Yearly Kos - Golden's Final Report

The last installment of three reports submitted by author, activist and former talk-show host Jeff Golden on his experience at the Yearly Kos convention. Thanks Jeff, for your eyes, ears and the posts below.
Yo-Duh

Saturday, the bloggers say, was a watershed moment in their mission to democratize politics. Mike Gravel, Chris Dodd, Bill Richardson, John Edwards, Hillary Clinton, Barack Obama and Dennis Kucinich filed into the large meeting room and sat down for just shy of two hours of questions. All seven of them declined an invitation to speak to the Democratic Leadership Council , Bill Clinton’s invention and launching pad, last weekend. Do the math.

All seven paid tribute to the blogosphere. For the first time, they said in various ways, there’s a real possibility to bring in enough grassroots people to force the political elite to loosen their death-grip on the system. In a breakout session afterwards with about 50 people, Bill Richardson, whose candor can be hard to resist said “Yeah, we were all sucking up to you out there--- we kind of have to now.”

The forum was mostly fun to watch. John Edwards asked for everyone’s pledge to swear off of “Washington lobbyist” money and got a few takers. When asked Hillary flatly said she would make no such promise---she wants to represent everyone, she said, and lobbyists are people, too. That, and a general claim that lobbyists really don’t influence all that much, laid her wide open, and Obama and Edwards moved in for a vicious one-two pounding.

Afterwards the candidates split up into smaller room.
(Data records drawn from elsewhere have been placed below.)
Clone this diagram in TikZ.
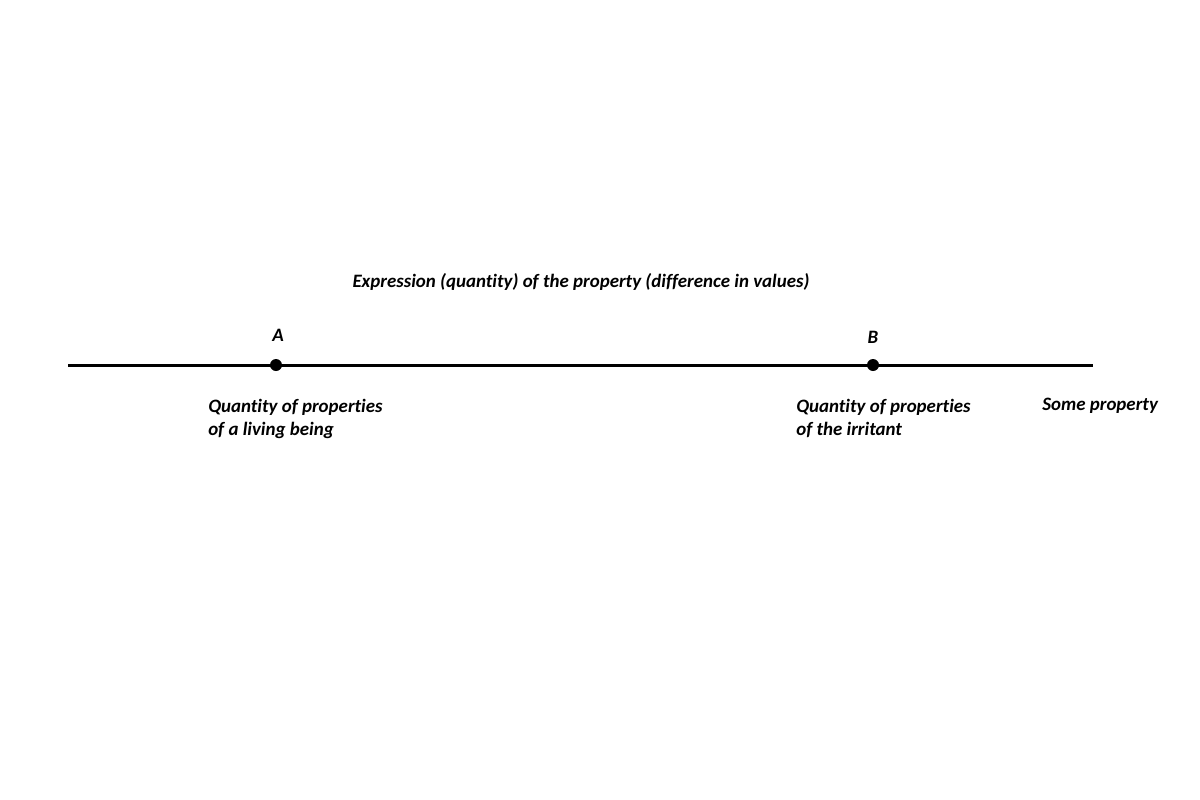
\documentclass[tikz,border=0pt]{standalone}
\usepackage{fontspec}
\setmainfont{Carlito}[Ligatures=NoCommon]
\usetikzlibrary{positioning}
\tikzset{
    label/.style={font=\fontsize{14.2}{17.25}\selectfont\bfseries\itshape, inner sep=0pt, align=left},
    point/.style={circle, fill=black, inner sep=0pt, minimum size=9pt},
    axis/.style={line width=2.25pt}
}
\begin{document}
\begin{tikzpicture}[x=0.75pt, y=-0.75pt]
    \useasboundingbox (0,0) rectangle (1200,800);

    % Axis
    \coordinate (start) at (68, 365);
    \coordinate (stop) at (1093, 365);
    \draw[axis] (start) -- (stop);

    % Points
    \node[point] (a) at (276, 365) {};
    \node[point] (b) at (873, 365) {};
    \node[label] (alab) at (278, 335) {A};
    \node[label] (blab) at (873, 337) {B};

    % Title
    \node[label] (title) at (581, 282) {Expression (quantity) of the property (difference in values)};

    % Descriptions
    \node[label, anchor=north west] (living) at (208, 399) {Quantity of properties\\of a living being};
    \node[label, anchor=north west] (irritant) at (796, 399) {Quantity of properties\\of the irritant};
    \node[label, anchor=north west] (prop) at (1042, 398) {Some property};
\end{tikzpicture}
\end{document}
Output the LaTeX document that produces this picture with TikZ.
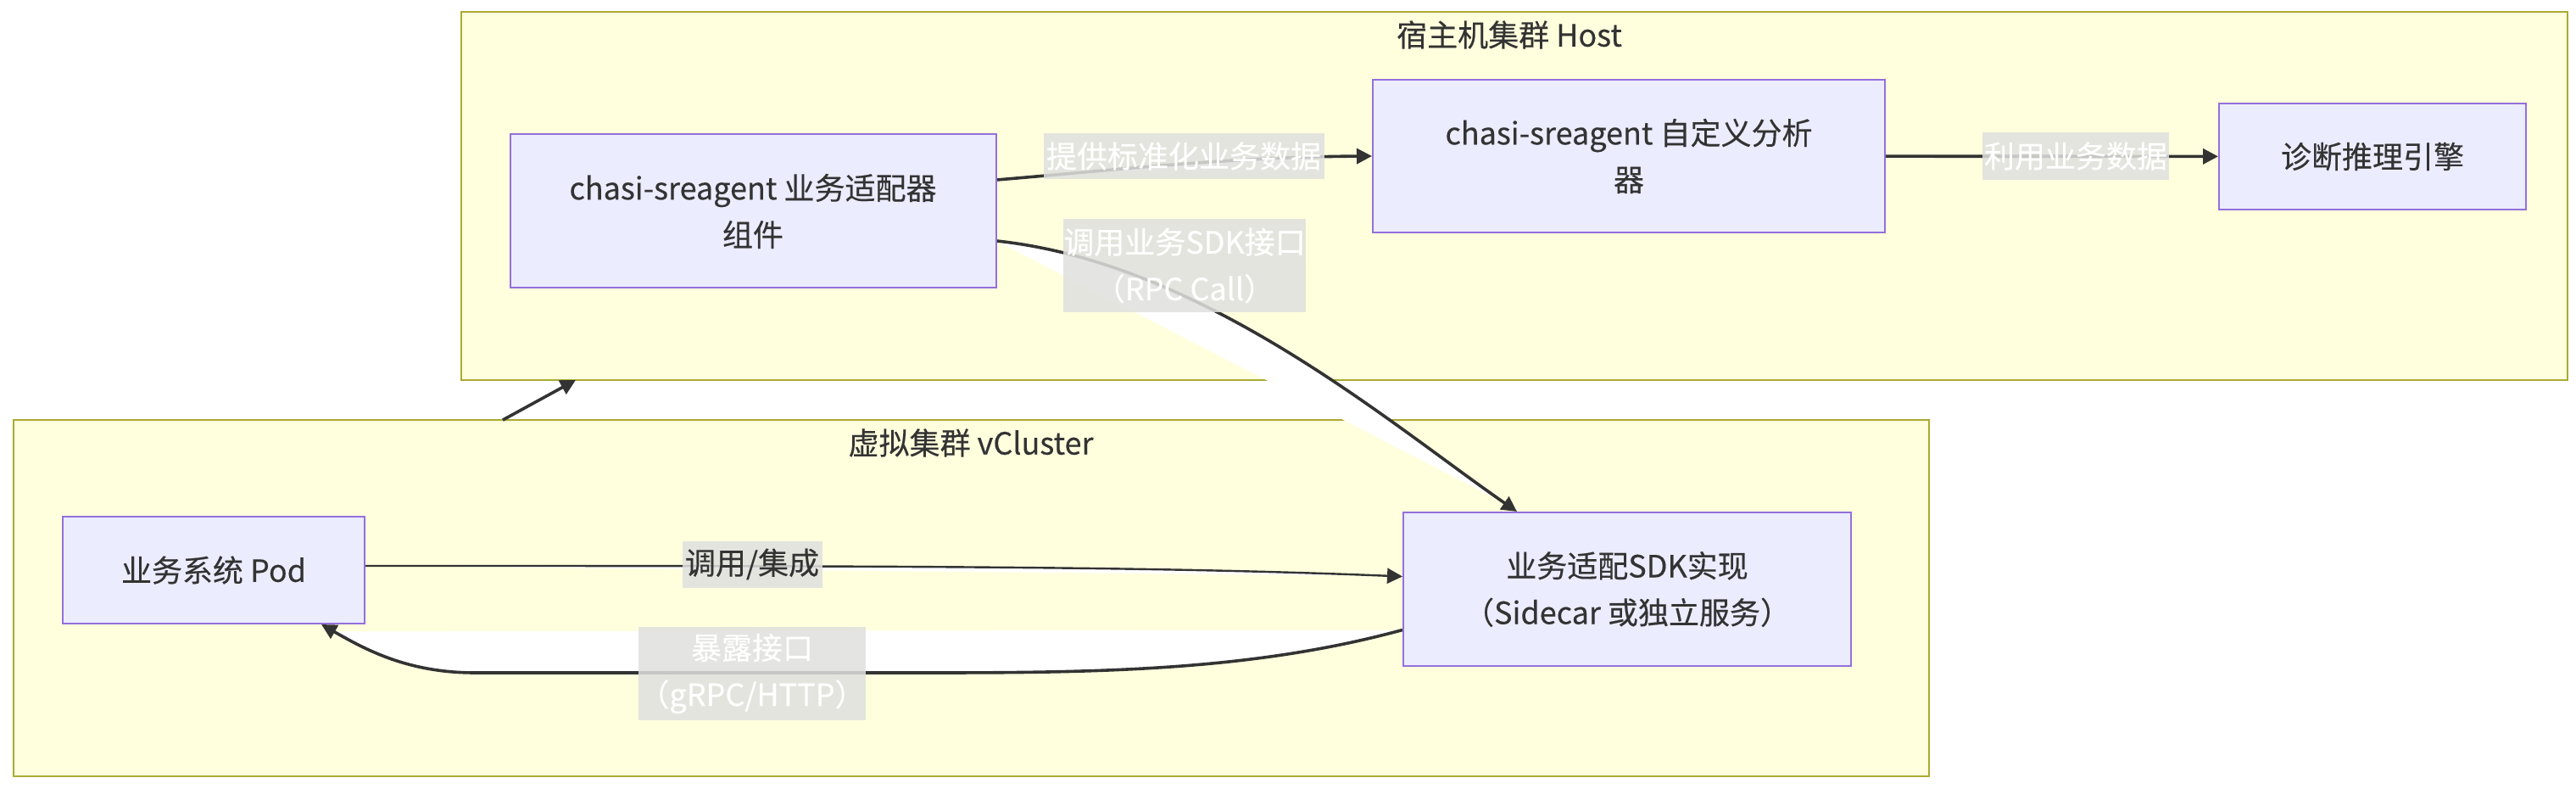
\documentclass[tikz,border=0pt]{standalone}
\usepackage{fontspec}
\setmainfont{Noto Sans CJK SC}[FakeBold=0.3]
\usetikzlibrary{arrows.meta,calc}
\definecolor{clfill}{HTML}{FFFFDE}
\definecolor{cldraw}{HTML}{AAAA33}
\definecolor{ndfill}{HTML}{ECECFF}
\definecolor{nddraw}{HTML}{9370DB}
\definecolor{txt}{HTML}{333333}
\definecolor{lbg}{HTML}{E0E0DE}
\begin{document}
\begin{tikzpicture}[x=0.5pt,y=-0.5pt,
  cluster/.style={draw=cldraw, fill=clfill, line width=1pt, inner sep=0pt},
  box/.style={draw=nddraw, fill=ndfill, line width=1pt, inner sep=0pt, align=center, text=txt, font=\fontsize{18pt}{27.5pt}\selectfont},
  ctitle/.style={text=txt, font=\fontsize{18pt}{27.5pt}\selectfont, inner sep=0pt},
  elabel/.style={fill=lbg, fill opacity=0.85, text opacity=1, text=white, inner sep=0pt, align=center, font=\fontsize{18pt}{27.5pt}\selectfont},
  edge/.style={draw=txt, line width=1.8pt, -{Triangle[length=9pt,width=9pt,fill=txt]}},
  ]
\fill[white] (0,0) rectangle (3038,930);
\useasboundingbox (0,0) rectangle (3038,930);
% clusters
\node[cluster, minimum width=1242pt, minimum height=217pt] (host) at (1786,231) {};
\node[cluster, minimum width=1129.5pt, minimum height=210pt] (vc) at (1145.5,705) {};
\node[ctitle] (hostt) at (1780,41) {宿主机集群 Host};
\node[ctitle] (vct) at (1145,522) {虚拟集群 vCluster};
% node positions
\path (888,249) coordinate (Ac) (1921,184) coordinate (Bc) (2798,184.5) coordinate (Cc)
      (252,672) coordinate (Dc) (1919,694.5) coordinate (Ec);
\node[box, minimum width=286.5pt, minimum height=90.5pt] (A) at (Ac) {chasi-sreagent 业务适配器\\组件};
\node[box, minimum width=302pt, minimum height=90pt] (B) at (Bc) {chasi-sreagent 自定义分析\\器};
\node[box, minimum width=181pt, minimum height=62.5pt] (C) at (Cc) {诊断推理引擎};
\node[box, minimum width=178pt, minimum height=63pt] (D) at (Dc) {业务系统 Pod};
\node[box, minimum width=264pt, minimum height=90.5pt] (E) at (Ec) {业务适配SDK实现\\（Sidecar 或独立服务）};
% edges
\coordinate (vcT) at (593,495);
\coordinate (hostB) at (679,448);
\draw[edge] (vcT) -- (hostB);
\draw[edge, fill=white] ($(A.east)+(0,-37)$) .. controls (1320,200) and (1450,185) .. (B.west);
\draw[edge] (B) -- (C);
\draw[edge, fill=white] ($(A.east)+(0,35)$) .. controls (1420,310) and (1640,500) .. ($(E.north)+(-130,0)$);
\draw[edge, line width=1.2pt, fill=white] ($(D.east)+(0,-5)$) .. controls (1000,667) and (1350,667) .. ($(E.west)+(0,-15)$);
\draw[edge, fill=white] ($(E.west)+(0,48)$) .. controls (1480,790) and (1300,793) .. (1100,793) -- (560,793) .. controls (480,793) and (430,765) .. ($(D.south)+(127,0)$);
% redraw nodes on top of edge fills
\node[box, minimum width=286.5pt, minimum height=90.5pt] at (Ac) {chasi-sreagent 业务适配器\\组件};
\node[box, minimum width=264pt, minimum height=90.5pt] at (Ec) {业务适配SDK实现\\（Sidecar 或独立服务）};
% labels
\node[elabel, minimum width=165.5pt, minimum height=27pt] (l1) at (1396,184) {提供标准化业务数据};
\node[elabel, minimum width=110pt, minimum height=28pt] (l2) at (2448,184) {利用业务数据};
\node[elabel, minimum width=141pt, minimum height=55pt] (l3) at (1397,313) {调用业务SDK接口\\（RPC Call）};
\node[elabel, text=txt, minimum width=82.5pt, minimum height=27.5pt] (l4) at (887,665) {调用/集成};
\node[elabel, minimum width=131.5pt, minimum height=55pt] (l5) at (887,794) {暴露接口\\（gRPC/HTTP）};
\end{tikzpicture}
\end{document}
I went to the Edwards session. He seems on fire, with an ultra-populist riff about taking privilege away from PHRMA, the insurance, oil, banking industries, the whole pack of plutocrats. “What America needs is someone who’s stood up against these guys and has beaten them, and I’ve done that over and over and over and over again. He got the wildest and most excited response. Watching him bounce in the room, with people lunging to touch him, listening to his cadence rise and his tone intensify, seeing that shock of hair waving back and forth, you couldn’t help but think (if you’re old enough) of RFK. I’d have to say he’s in the A-tier now.

The day ended with a huge outdoor barbeque hosted by the Teamsters. Teamster Prez Jim Hoffa (Jr) and blog Czar Marcos embraced on stage and talked about the unstoppable new Alliance of the old (Teamster) and new (blogger) Democratic party. Lots of hugs, backslapping, whooping and hollering. I got about 10 minutes with Hoffa over an overcooked hamburger afterwards and asked how we were going to deal with the old disagreement on environmental issues, since the Teamsters seem to support every dam or pipeline or drilling project that the enviros hate. “Yeah,” he said through a wad of burger, “that’s a tough one.” He went on to say some not very clear things that seemed to amount to the view that environmentalists need to get a life.

Is the next year going to be boring? Not if you’re political.

1 comment:

Unknown said...

she wants to represent everyone, she said, and lobbyists are people, too

Yes indeed, and she also said big corporations employ lots of regular folks just like you and me.

I guess that's Hill's little variation on trickle down economics.

I don't know about lobbyist being people, but under the law, corporations certainly are.